Qualifying households would pay a discounted rate for broadband and phone service. Current voice-only wireline lifeline service typically runs between $7 and $11 per month. Mobile carriers also participate in the lifeline program, but the rules are different – service is generally free to qualifying households and some level of broadband service is usually included.

The draft plan would add California’s monthly lifeline phone subsidy of $14.85 a month to the $9.25 provided by the Federal Communications Commission’s program for bundles of wireline broadband and phone service, which may be delivered via voice over Internet protocol (VoIP) technology. Voice-only service would still be offered, but the monthly subsidy would be $2 less.

The big question is: what will telephone and cable companies do with it?

Comcast, likely the largest Internet service provider in California, doesn’t participate at all in the existing phone-only lifeline program and isn’t required to do so. Neither are Charter Communications and Cox Communications, although they do participate. So do AT&T, Frontier Communications and other incumbent telcos, which are required to offer lifeline service, and competitive telephone companies, which can choose to participate or not.

But.

Big telecoms companies reflexively fight any attempt by the CPUC to lay down requirements on services that move via Internet technology. AT&T was recently fine $3.5 million for blowing off CPUC rules regarding next generation 911 service and mobile carriers are challenging disaster readiness obligations, for example. The success of this broadband lifeline initiative depends on cooperation from ISPs that often prefer scorched earth resistance.

The minimum wireline broadband speed would be 25 Mbps download and 3 Mbps upload, with a monthly data cap of 1 terabyte.

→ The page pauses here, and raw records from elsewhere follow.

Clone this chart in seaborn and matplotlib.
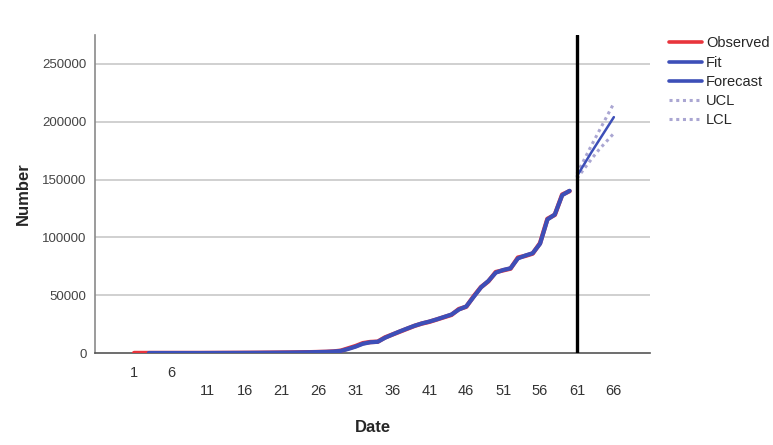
import matplotlib
matplotlib.use("Agg")
import matplotlib.pyplot as plt
import seaborn as sns
import pandas as pd

# observed cumulative counts, days 1..60
obs_days = list(range(1, 61))
observed = [0, 0, 0, 0, 0, 0, 0, 0, 0, 0,
            20, 40, 60, 80, 100, 130, 160, 200, 250, 300,
            360, 420, 500, 600, 700, 850, 1000, 1300, 2000, 4000,
            6000, 8500, 9500, 9800, 13500, 16000, 18500, 21000, 23500, 25500,
            27000, 29000, 31000, 33000, 38000, 40000, 49000, 57000, 62000, 70000,
            71500, 73000, 82500, 84000, 86000, 95000, 116000, 119500, 137000, 140000]

# model fit, days 3..60
fit_days = list(range(3, 61))
fit = [0, 0, 0, 0, 0, 0, 0, 0,
       20, 40, 60, 80, 100, 130, 160, 200, 250, 300,
       360, 420, 500, 600, 700, 850, 1000, 1300, 1800, 3500,
       5500, 8000, 9300, 9700, 13200, 16000, 18700, 21200, 23600, 25600,
       27200, 29100, 31200, 33300, 37600, 40300, 48500, 56800, 62300, 69500,
       71800, 73300, 81800, 84300, 86300, 94500, 115500, 119800, 136500, 140300]

# forecast with confidence limits, days 61..66
fc_days = [61, 62, 63, 64, 65, 66]
forecast = [153000, 163500, 174000, 184000, 194000, 204000]
ucl = [155000, 167500, 180000, 192000, 204000, 216000]
lcl = [151000, 159500, 168000, 176000, 183000, 190000]

tick_top = [1, 6]
tick_bottom = [11, 16, 21, 26, 31, 36, 41, 46, 51, 56, 61, 66]
y_ticks = [0, 50000, 100000, 150000, 200000, 250000]

df_obs = pd.DataFrame({"Date": obs_days, "Number": observed})
df_fit = pd.DataFrame({"Date": fit_days, "Number": fit})
df_fc = pd.DataFrame({"Date": fc_days, "Forecast": forecast, "UCL": ucl, "LCL": lcl})

sns.set_style("white")
plt.rcParams["font.family"] = ["Liberation Sans", "DejaVu Sans"]

fig = plt.figure(figsize=(7.73, 4.45), dpi=100)
ax = fig.add_axes([0.1229, 0.2067, 0.718, 0.7146])

red = "#e8343c"
blue = "#3d4fb8"
lilac = "#aaa6d2"

# grid lines first
for v in y_ticks[1:]:
    ax.axhline(v, color="#c4c4c4", lw=1.1, zorder=0)

sns.lineplot(data=df_obs, x="Date", y="Number", color=red, lw=3.2, ax=ax,
             label="Observed", zorder=3)
sns.lineplot(data=df_fit, x="Date", y="Number", color=blue, lw=3.0, ax=ax,
             label="Fit", zorder=4)
sns.lineplot(data=df_fc, x="Date", y="Forecast", color=blue, lw=1.8, ax=ax,
             label="Forecast", zorder=4)
sns.lineplot(data=df_fc, x="Date", y="UCL", color=lilac, lw=2.2, ax=ax,
             label="UCL", linestyle=(0, (1, 1.2)), zorder=3)
sns.lineplot(data=df_fc, x="Date", y="LCL", color=lilac, lw=2.2, ax=ax,
             label="LCL", linestyle=(0, (1, 1.2)), zorder=3)

ax.axvline(61, color="black", lw=2.4, zorder=5)

ax.set_xlim(-4.3, 70.9)
ax.set_ylim(0, 275000)

ax.set_yticks(y_ticks)
ax.set_yticklabels([str(v) for v in y_ticks])
ax.tick_params(axis="y", length=0, pad=6, labelsize=9.5, labelcolor="#444444")

# staggered date labels
ax.set_xticks(tick_top)
ax.set_xticklabels([str(t) for t in tick_top])
ax.set_xticks(tick_bottom, minor=True)
ax.set_xticklabels([str(t) for t in tick_bottom], minor=True)
ax.tick_params(axis="x", which="major", length=0, pad=9, labelsize=10.5, labelcolor="#333333")
ax.tick_params(axis="x", which="minor", length=0, pad=22, labelsize=10.5, labelcolor="#333333")

ax.set_xlabel("Date", fontsize=12, fontweight="bold", labelpad=16)
ax.set_ylabel("Number", fontsize=12, fontweight="bold", labelpad=8)

for side in ["top", "right"]:
    ax.spines[side].set_visible(False)
ax.spines["left"].set_color("#8a8a8a")
ax.spines["bottom"].set_color("#555555")
ax.spines["left"].set_linewidth(1.2)
ax.spines["bottom"].set_linewidth(1.2)

handles, labels = ax.get_legend_handles_labels()
ax.get_legend().remove()
leg = fig.legend(handles, labels, loc="upper left", bbox_to_anchor=(0.866, 0.918),
                 frameon=False, fontsize=10.5, handlelength=2.2, handletextpad=0.3,
                 labelspacing=0.36, borderaxespad=0, borderpad=0)
for line in leg.get_lines()[:3]:
    line.set_linewidth(2.6)

fig.savefig("out.png", dpi=100)
plt.close(fig)
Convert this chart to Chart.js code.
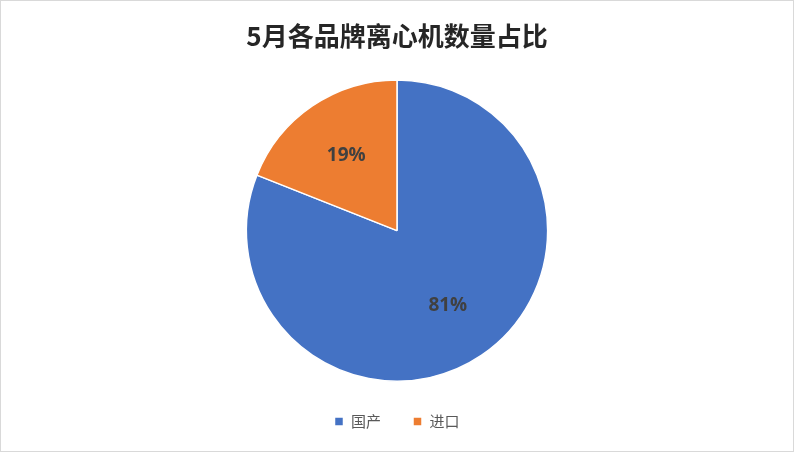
<!DOCTYPE html>
<html><head><meta charset="utf-8">
<script src="https://cdn.jsdelivr.net/npm/chart.js@4"></script>
<style>html,body{margin:0;padding:0;background:#fff}#w{width:792px;height:450px;border:1px solid #d9d9d9;position:relative}</style>
</head><body><div id="w"><canvas id="c"></canvas></div>
<script>
const categories = ["国产", "进口"];
const values = [81, 19];
const colors = ["#4472C4", "#ED7D31"];
const titleText = "5月各品牌离心机数量占比";

const labelPlugin = {
  id: 'pctLabels',
  afterDatasetsDraw(chart) {
    const ctx = chart.ctx;
    const meta = chart.getDatasetMeta(0);
    const total = values.reduce((a, b) => a + b, 0);
    ctx.save();
    ctx.font = 'bold 19px "Open Sans", "Noto Sans CJK SC"';
    ctx.fillStyle = '#404040';
    ctx.textAlign = 'center'; ctx.textBaseline = 'middle';
    meta.data.forEach((arc, i) => {
      const p = arc.getProps(['x','y','startAngle','endAngle','outerRadius'], true);
      const a = (p.startAngle + p.endAngle) / 2;
      const r = p.outerRadius * 0.6;
      ctx.fillText(Math.round(values[i] / total * 100) + '%', p.x + Math.cos(a) * r, p.y + Math.sin(a) * r);
    });
    ctx.restore();
  }
};

new Chart(document.getElementById('c'), {
  type: 'pie',
  data: { labels: categories, datasets: [{ data: values, backgroundColor: colors, borderColor: '#fff', borderWidth: 1.5 }] },
  plugins: [labelPlugin],
  options: {
    responsive: true, maintainAspectRatio: false, animation: false,
    layout: { padding: { top: 6, bottom: 12 } },
    plugins: {
      tooltip: { enabled: false },
      title: { display: true, text: titleText, color: '#262626',
        font: { size: 26, weight: 'bold', family: '"Noto Sans CJK SC"' }, padding: { top: 14, bottom: 27 } },
      legend: { position: 'bottom',
        labels: { color: '#595959', boxWidth: 9, boxHeight: 9, padding: 32,
          font: { size: 15, family: '"Noto Sans CJK SC"' } } }
    }
  }
});
</script></body></html>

Unless the ISP involved doesn’t have the capability of delivering that speed level to a home, in which case best effort would be good enough, down to a hard minimum of 4 Mbps down/1 Mbps up.

That’s the “minimum service standard” set by the Federal Communications Commission, effective 1 December 2020. The FCC began setting lifeline standards for wireline broadband in 2016 at 10 Mbps down/1 Mbps up and has increased it every year based on typical usage and subscription levels in the U.S.

The draft decision would also end support for deeply discounted legacy voice packages that limit the number of calls that can be made each month and allow mobile carriers to offer optional “bolt on” upgrades to free plans that would be paid for by the customer. If a customer buys an upgraded plan, then can’t pay for it, they still get basic service. The mobile carrier can remove the bolt ons, but still has to provide the minimum free service, which is unlimited talk and text, plus 4GB to 6 GB of monthly data at the FCC’s current ill defined speed standard of “3G mobile technology”.

The CPUC is accepting comments on the draft decision, with a vote possible in October.